### STORED DATA
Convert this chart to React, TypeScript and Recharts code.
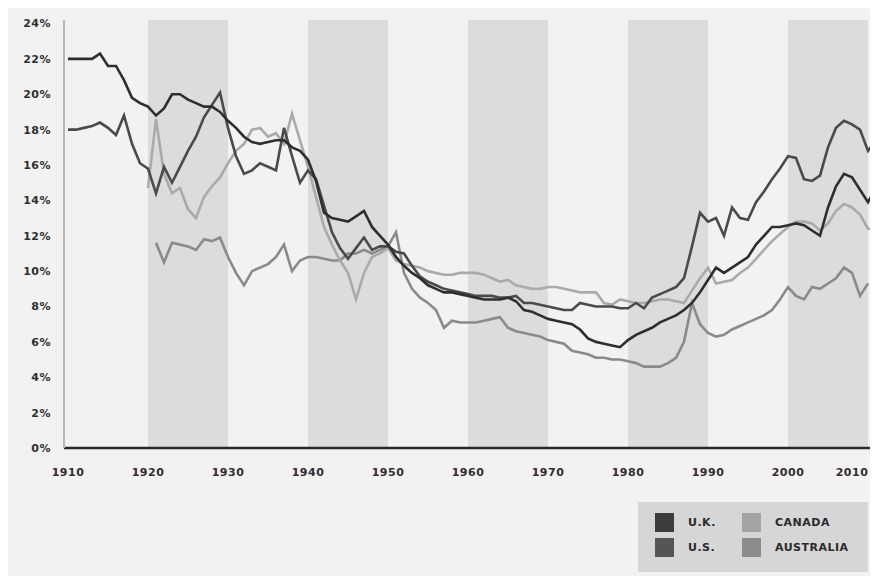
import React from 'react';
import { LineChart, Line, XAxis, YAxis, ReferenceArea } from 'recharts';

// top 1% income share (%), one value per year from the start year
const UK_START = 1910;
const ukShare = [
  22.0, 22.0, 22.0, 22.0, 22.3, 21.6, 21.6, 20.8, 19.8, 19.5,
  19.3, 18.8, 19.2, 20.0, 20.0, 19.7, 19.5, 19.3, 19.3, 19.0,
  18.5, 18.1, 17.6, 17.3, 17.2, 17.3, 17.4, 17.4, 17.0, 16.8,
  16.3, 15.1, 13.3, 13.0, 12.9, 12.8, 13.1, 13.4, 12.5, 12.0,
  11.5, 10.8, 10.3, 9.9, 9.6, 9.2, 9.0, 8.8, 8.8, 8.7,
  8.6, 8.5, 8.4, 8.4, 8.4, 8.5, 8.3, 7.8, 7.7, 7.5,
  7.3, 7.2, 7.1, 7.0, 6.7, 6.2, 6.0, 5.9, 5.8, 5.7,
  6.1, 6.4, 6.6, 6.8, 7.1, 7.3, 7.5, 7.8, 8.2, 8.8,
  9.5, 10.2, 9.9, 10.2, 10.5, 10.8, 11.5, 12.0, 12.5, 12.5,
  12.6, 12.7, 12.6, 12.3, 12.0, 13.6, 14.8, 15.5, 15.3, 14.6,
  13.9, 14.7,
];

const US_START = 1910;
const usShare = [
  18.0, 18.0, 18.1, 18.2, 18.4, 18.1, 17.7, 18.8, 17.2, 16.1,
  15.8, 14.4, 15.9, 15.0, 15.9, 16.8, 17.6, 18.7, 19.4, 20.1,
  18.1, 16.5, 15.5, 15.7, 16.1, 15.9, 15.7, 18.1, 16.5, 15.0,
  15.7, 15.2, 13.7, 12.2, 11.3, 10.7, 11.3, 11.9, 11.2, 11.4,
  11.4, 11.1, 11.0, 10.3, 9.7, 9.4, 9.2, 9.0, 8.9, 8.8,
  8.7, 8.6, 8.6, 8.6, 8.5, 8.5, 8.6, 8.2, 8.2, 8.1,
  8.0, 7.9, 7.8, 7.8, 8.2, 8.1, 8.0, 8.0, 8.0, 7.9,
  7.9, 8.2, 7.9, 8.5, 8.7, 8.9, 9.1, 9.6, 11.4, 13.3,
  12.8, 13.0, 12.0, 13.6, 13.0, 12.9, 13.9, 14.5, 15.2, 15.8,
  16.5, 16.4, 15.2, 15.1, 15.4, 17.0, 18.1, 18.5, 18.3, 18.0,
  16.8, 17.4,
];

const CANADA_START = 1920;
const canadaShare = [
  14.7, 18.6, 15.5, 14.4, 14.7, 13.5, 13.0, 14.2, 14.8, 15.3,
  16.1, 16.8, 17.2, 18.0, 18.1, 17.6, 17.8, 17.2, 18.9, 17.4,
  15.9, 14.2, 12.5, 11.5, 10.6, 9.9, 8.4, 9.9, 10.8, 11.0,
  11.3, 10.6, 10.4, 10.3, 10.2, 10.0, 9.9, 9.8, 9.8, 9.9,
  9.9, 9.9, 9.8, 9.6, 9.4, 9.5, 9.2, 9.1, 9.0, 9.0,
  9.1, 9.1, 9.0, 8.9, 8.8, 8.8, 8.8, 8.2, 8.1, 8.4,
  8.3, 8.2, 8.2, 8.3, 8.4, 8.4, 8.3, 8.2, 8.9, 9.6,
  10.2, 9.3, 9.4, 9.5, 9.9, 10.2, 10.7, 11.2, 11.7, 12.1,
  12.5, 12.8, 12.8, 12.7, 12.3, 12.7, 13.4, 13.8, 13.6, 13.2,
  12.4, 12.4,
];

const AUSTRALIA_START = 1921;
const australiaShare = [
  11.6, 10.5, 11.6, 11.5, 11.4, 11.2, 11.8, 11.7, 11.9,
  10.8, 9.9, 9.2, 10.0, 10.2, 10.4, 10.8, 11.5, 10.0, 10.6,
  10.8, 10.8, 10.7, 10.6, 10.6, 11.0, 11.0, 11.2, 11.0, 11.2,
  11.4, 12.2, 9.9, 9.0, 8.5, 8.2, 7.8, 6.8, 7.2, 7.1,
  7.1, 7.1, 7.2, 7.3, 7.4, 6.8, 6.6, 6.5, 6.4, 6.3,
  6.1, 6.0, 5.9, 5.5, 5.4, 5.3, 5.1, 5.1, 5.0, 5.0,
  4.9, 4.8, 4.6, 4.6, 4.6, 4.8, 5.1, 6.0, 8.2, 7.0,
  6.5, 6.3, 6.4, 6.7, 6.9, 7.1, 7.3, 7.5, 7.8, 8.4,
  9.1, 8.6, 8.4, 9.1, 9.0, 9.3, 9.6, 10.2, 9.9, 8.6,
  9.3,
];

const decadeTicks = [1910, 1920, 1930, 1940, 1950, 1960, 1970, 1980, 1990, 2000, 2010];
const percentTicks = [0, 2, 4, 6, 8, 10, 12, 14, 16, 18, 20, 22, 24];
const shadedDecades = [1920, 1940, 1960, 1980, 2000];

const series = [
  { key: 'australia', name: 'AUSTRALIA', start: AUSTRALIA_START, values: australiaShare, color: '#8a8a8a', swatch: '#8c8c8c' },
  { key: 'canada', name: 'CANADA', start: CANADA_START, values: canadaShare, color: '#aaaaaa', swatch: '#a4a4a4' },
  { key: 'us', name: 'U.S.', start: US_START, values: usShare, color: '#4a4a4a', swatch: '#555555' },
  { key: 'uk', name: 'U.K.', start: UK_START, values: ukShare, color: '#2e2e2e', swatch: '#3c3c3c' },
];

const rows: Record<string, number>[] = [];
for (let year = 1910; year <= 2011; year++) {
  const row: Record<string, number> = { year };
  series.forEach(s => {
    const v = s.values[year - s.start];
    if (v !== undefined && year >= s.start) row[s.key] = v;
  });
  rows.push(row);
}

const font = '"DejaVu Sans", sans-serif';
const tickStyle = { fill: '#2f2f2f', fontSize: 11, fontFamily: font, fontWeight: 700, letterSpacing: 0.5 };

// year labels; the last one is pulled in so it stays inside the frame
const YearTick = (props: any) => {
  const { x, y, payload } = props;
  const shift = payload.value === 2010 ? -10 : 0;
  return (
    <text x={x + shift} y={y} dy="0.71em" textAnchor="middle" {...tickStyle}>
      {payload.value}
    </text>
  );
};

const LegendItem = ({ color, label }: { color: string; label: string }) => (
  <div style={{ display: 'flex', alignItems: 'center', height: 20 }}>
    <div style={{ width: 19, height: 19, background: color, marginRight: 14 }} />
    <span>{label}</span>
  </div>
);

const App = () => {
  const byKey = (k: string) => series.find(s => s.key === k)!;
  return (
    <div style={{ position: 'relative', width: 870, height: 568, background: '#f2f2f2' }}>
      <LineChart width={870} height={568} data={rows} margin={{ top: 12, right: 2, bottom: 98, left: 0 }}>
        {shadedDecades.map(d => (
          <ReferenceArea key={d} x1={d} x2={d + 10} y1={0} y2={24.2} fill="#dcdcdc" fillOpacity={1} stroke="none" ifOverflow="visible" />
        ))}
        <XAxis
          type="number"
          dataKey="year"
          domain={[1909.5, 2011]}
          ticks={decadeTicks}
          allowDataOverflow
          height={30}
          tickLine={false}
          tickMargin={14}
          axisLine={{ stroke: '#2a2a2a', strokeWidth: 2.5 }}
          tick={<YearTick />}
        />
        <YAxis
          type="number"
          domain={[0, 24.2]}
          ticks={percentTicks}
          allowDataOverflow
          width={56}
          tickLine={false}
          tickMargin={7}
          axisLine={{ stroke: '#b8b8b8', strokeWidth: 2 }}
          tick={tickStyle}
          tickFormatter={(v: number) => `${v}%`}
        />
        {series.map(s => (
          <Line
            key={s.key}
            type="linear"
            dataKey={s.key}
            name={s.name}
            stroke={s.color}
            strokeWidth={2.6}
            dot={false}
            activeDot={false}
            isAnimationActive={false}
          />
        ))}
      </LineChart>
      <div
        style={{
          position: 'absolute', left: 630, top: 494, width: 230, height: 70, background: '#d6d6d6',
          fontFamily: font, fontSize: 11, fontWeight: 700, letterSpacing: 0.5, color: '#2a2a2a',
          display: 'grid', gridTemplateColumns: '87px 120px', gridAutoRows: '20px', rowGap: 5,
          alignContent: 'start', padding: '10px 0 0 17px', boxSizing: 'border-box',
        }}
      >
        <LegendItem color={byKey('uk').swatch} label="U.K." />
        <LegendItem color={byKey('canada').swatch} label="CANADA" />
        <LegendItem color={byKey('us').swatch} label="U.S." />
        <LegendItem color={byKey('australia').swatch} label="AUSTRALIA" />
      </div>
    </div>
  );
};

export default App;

### DIRECTIONS FOR THIS TASK
From the first line of the listing above, repeat every line through the one holding "XAxis, YAxis, ReferenceArea". Both ends count, and pictures stay out.

### CORRECT ANSWER
Convert this chart to React, TypeScript and Recharts code.
import React from 'react';
import { LineChart, Line, XAxis, YAxis, ReferenceArea } from 'recharts';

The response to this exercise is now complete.